— Task instructions —
Find the lines with "this" in them and copy them out.
+ + + + +
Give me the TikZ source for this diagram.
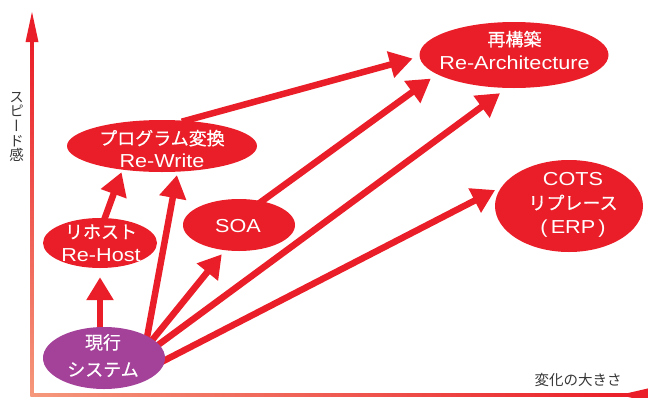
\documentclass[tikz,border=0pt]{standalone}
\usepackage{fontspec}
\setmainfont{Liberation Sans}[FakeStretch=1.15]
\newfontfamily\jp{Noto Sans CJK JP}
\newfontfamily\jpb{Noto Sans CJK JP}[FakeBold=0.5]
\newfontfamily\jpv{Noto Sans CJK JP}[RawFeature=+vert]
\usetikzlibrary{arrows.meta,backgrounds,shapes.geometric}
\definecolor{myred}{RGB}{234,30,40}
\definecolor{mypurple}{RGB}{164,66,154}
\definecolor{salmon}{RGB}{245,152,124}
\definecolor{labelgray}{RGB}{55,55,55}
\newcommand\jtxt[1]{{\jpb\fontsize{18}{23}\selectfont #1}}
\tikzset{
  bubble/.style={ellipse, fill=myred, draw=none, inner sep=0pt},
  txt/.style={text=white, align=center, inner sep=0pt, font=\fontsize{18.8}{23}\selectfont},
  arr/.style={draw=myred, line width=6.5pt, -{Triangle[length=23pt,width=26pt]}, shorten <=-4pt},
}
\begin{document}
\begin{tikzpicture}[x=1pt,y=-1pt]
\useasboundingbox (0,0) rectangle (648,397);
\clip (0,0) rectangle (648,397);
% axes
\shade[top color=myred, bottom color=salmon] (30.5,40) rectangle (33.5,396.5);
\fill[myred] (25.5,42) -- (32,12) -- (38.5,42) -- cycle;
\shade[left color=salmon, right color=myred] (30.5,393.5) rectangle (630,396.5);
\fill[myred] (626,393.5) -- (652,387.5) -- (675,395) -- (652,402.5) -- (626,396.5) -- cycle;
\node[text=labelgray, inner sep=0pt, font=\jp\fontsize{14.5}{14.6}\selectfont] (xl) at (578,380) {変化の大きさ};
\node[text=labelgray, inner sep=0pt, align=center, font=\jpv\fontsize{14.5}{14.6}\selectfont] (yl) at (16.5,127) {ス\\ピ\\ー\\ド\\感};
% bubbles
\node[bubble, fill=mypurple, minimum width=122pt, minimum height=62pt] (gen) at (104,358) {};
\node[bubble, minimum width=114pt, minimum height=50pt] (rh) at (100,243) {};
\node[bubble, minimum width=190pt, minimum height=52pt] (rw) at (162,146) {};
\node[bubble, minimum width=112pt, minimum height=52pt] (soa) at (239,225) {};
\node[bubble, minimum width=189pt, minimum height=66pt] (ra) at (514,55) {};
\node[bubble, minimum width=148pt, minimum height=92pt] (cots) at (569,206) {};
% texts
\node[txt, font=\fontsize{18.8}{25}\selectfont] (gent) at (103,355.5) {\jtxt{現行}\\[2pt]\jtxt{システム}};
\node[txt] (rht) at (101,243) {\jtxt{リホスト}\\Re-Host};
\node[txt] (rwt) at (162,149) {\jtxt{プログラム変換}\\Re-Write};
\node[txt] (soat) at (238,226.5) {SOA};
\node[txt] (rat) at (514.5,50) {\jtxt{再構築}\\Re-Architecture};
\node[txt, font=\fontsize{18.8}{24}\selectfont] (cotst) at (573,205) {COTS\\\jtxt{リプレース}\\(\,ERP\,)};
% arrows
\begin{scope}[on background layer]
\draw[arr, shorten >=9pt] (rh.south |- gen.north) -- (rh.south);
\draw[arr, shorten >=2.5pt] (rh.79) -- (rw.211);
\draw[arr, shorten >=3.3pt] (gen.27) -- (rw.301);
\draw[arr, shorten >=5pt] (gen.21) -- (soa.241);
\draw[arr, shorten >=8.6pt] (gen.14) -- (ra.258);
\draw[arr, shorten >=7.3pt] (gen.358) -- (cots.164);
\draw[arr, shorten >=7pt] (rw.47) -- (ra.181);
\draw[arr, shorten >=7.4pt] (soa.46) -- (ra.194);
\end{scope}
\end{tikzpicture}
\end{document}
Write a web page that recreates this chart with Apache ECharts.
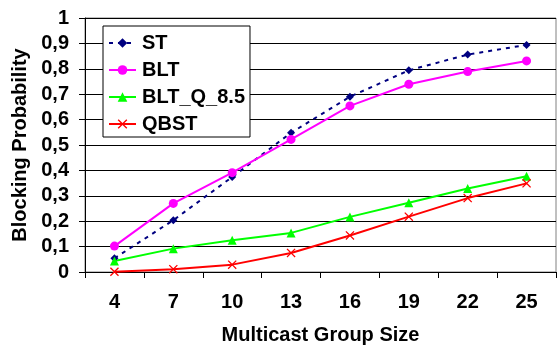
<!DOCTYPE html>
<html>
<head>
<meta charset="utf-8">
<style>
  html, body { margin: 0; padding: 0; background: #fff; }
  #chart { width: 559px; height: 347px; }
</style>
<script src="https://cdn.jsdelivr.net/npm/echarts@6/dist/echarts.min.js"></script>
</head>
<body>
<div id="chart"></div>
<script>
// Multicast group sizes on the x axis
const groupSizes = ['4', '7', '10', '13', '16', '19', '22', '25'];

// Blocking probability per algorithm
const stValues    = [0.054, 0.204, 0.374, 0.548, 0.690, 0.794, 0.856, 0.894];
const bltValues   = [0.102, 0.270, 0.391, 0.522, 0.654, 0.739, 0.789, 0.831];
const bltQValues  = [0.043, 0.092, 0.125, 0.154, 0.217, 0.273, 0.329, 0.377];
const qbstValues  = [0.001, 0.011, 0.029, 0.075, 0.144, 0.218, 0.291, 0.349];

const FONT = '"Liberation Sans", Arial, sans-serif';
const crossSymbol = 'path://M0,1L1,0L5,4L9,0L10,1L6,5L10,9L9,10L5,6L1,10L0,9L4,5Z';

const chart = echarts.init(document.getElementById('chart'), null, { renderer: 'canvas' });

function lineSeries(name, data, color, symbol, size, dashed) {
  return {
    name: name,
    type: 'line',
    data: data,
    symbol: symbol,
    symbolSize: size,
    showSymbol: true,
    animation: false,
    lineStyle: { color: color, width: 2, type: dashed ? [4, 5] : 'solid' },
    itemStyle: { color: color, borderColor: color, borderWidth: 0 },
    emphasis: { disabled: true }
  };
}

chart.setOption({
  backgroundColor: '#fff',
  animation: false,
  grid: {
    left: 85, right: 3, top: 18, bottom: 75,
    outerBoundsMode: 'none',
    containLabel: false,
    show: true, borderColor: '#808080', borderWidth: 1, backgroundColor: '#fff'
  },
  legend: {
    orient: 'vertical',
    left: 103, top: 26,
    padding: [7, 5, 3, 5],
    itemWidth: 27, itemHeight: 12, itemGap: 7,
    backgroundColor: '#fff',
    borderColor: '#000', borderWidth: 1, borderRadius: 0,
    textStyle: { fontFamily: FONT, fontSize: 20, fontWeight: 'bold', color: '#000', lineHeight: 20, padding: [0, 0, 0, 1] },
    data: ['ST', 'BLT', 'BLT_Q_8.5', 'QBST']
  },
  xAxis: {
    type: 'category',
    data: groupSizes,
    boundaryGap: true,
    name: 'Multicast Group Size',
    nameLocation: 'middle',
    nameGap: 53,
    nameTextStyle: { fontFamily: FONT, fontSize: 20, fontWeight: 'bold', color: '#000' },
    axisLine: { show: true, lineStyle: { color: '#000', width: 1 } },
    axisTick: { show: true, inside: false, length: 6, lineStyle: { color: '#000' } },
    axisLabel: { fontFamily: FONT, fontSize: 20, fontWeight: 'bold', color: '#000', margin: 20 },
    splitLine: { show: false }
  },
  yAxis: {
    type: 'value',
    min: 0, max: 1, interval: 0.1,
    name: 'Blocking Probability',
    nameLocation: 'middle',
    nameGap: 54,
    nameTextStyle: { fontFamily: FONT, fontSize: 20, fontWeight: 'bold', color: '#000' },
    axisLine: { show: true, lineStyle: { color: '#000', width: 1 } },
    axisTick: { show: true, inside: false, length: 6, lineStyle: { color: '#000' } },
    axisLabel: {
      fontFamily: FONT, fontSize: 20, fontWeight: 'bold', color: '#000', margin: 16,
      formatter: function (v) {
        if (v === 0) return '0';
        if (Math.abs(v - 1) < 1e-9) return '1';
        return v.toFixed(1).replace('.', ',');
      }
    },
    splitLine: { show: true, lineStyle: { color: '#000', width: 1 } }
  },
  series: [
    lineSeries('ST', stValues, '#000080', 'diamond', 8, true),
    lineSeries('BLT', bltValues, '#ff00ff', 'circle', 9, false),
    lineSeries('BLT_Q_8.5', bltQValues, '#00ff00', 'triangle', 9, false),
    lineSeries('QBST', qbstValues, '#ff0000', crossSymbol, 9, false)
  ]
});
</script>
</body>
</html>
+ + + + +
— Expected answer —
Give me the TikZ source for this diagram.
Write a web page that recreates this chart with Apache ECharts.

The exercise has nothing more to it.